Le philosophe Ted Honderich défendait que tous nos choix, intuitions et actions ne sont que le résultat d’événements tout aussi nécessaires. En revenant à travers une chronologie aléatoire sur la rencontre, la connexion, l’abandon, l’oubli et la nouvelle rencontre entre Joël et Clémentine, Eternal Sunshine of the Spotless Mind vient questionner le poids de ce déterminisme dans nos relations humaines.

Cette collaboration entre Charlie Kaufman à l’écriture, et Michel Gondry à la réalisation met en scène l’évolution d’une relation non pas comme un fait objectif mais en tant que souvenirs effrités par le temps et teintés de la subjectivité de l’un des deux amants. Dès lors, ce film nous rappelle que deux personnes vivront une même situation à travers des prismes singuliers à l’origine de souvenirs totalement distincts.

Un matin, Joel – personnage interprété par Jim Carrey, introverti et sombrant dans une routine angoissante – monte dans un train sans raison alors qu’il aurait dû aller travailler et y rencontre Clémentine, personnage haut en couleurs, assez impulsive et ayant un penchant pour les teintures capillaires vives – incarnée par Kate Winslet. Ils l’ignorent, mais il ne s’agit pas de leur première rencontre car Joel et Clémentine ont déjà vécu ensemble. Cependant, les tempéraments trop distincts des deux protagonistes semblaient les vouer à une rupture, suite à laquelle la jeune femme décida de louer les services de l’agence Lacuna pour supprimer totalement Joel de sa mémoire. Désespéré, il suivi le même processus. Cependant, celui-ci ne se déroule pas parfaitement nous donnant ainsi accès à un subconscient masculin tourmenté courant après tout ce qu’il pensait vouloir oublier. Nous accompagnons Joel dans ses souvenirs, qu’ils traverse physiquement et modifie progressivement. En effet, l’inconscient permet de modifier notre perception du passé, à défaut de pouvoir modifier ce dernier.
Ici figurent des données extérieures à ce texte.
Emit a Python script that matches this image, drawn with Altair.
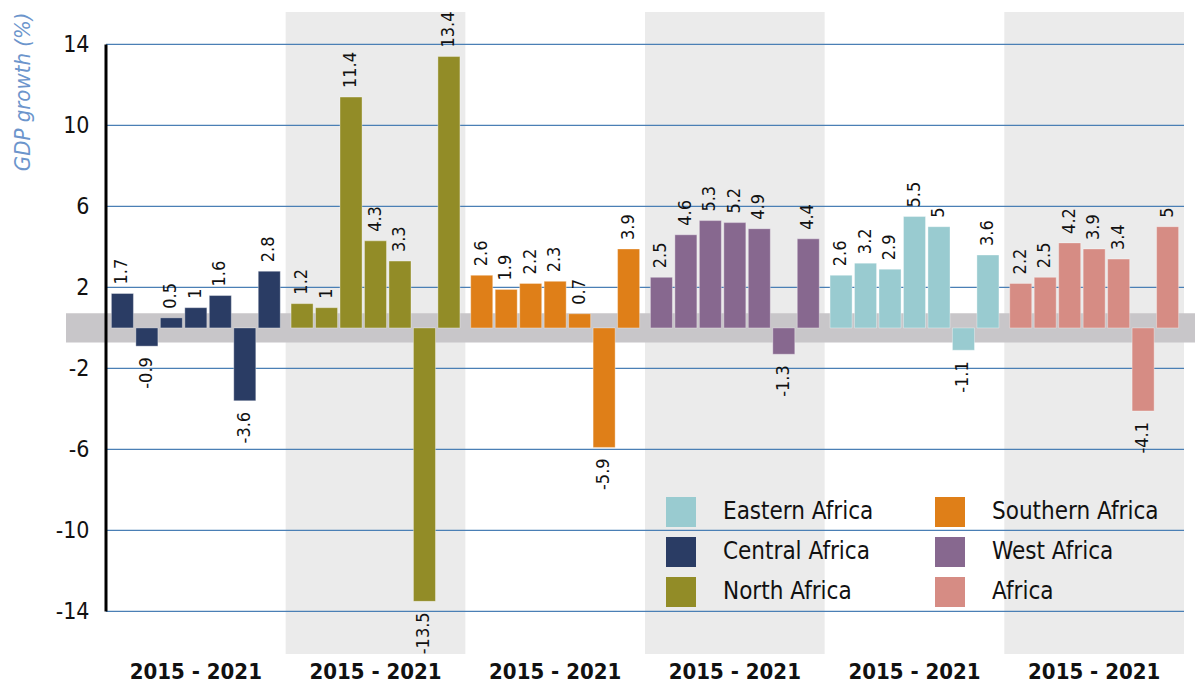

Il ne s’agit pas d’une simple tragédie romantique. Ce film sonne juste de par son parti pris subjectif qu’il assume, Clémentine étant majoritairement représentée par le souvenir que Joel se fait d’elle ; mais également de par le réalisme de cette vie de couple passant par une multitude d’étapes imparfaites permettant une identification du spectateur. Par ailleurs, il est intéressant de constater que ces étapes ne sont pas présentées de façon chronologiques. Ainsi notre seul repère temporel réside dans la couleur des cheveux de Clémentine: verts lors de la première rencontre, oranges lorsque la relation était établie, rouges lorsque celle-ci s’effrite et bleus lorsque Joel et Clémentine se rencontre une deuxième fois. Ce réalisme est renforcé par la grande liberté d’improvisation laissée aux acteurs lors du tournage ou encore par certaines scènes tournées à même la foule. De plus, je tiens à mettre en avant la retenue du jeu de Jim Carrey et de Kate Winslet, qui parviennent malgré leurs tempéraments spécifiques à ne pas tomber dans les extrêmes.

Enfin, ce film ouvre la voie à de nombreuses réflexions. Quelles conséquences la manipulation de nos souvenirs aurait-elle sur nos actions futures ? Sommes-nous destinés à reprendre des décisions nous menant indéfiniment vers une même voie ? Schopenhauer avait-il raison en défendant que la souffrance liée à un souvenir d’un être perdu sera toujours plus intense que toutes les sensations agréables ressenties auparavant à ses côtés ? Cette souffrance, accompagnée d’un élan de détresse mènent à l’irraisonnable car oublier une part de son passé conduit bien évidement à s’oublier soi-même. Et Joel en prend conscience une fois le processus d’oubli entamé, en tentant de s’enfuir de celui-ci avec son souvenir de Clémentine. Ainsi doit-on considérer que les personnages pour qui le processus d’oubli est allé à terme sont condamnés à réitérer les mêmes erreurs ou bien au contraire, que ces derniers, libérés du passé sont désormais guidés par leur simple désir ?

Finalement, je me dois de conclure cette critique sur quelques verts d’Alexander Pope d’où est tiré le titre Eternal Sunshine of the Spotless Mind, également cités par Mary dans le film :

How happy is the blameless Vestal’s lot!
The world forgetting, by the world forgot;
Eternal sunshine of the spotless mind!
Each pray’r accepted, and each wish resign’d.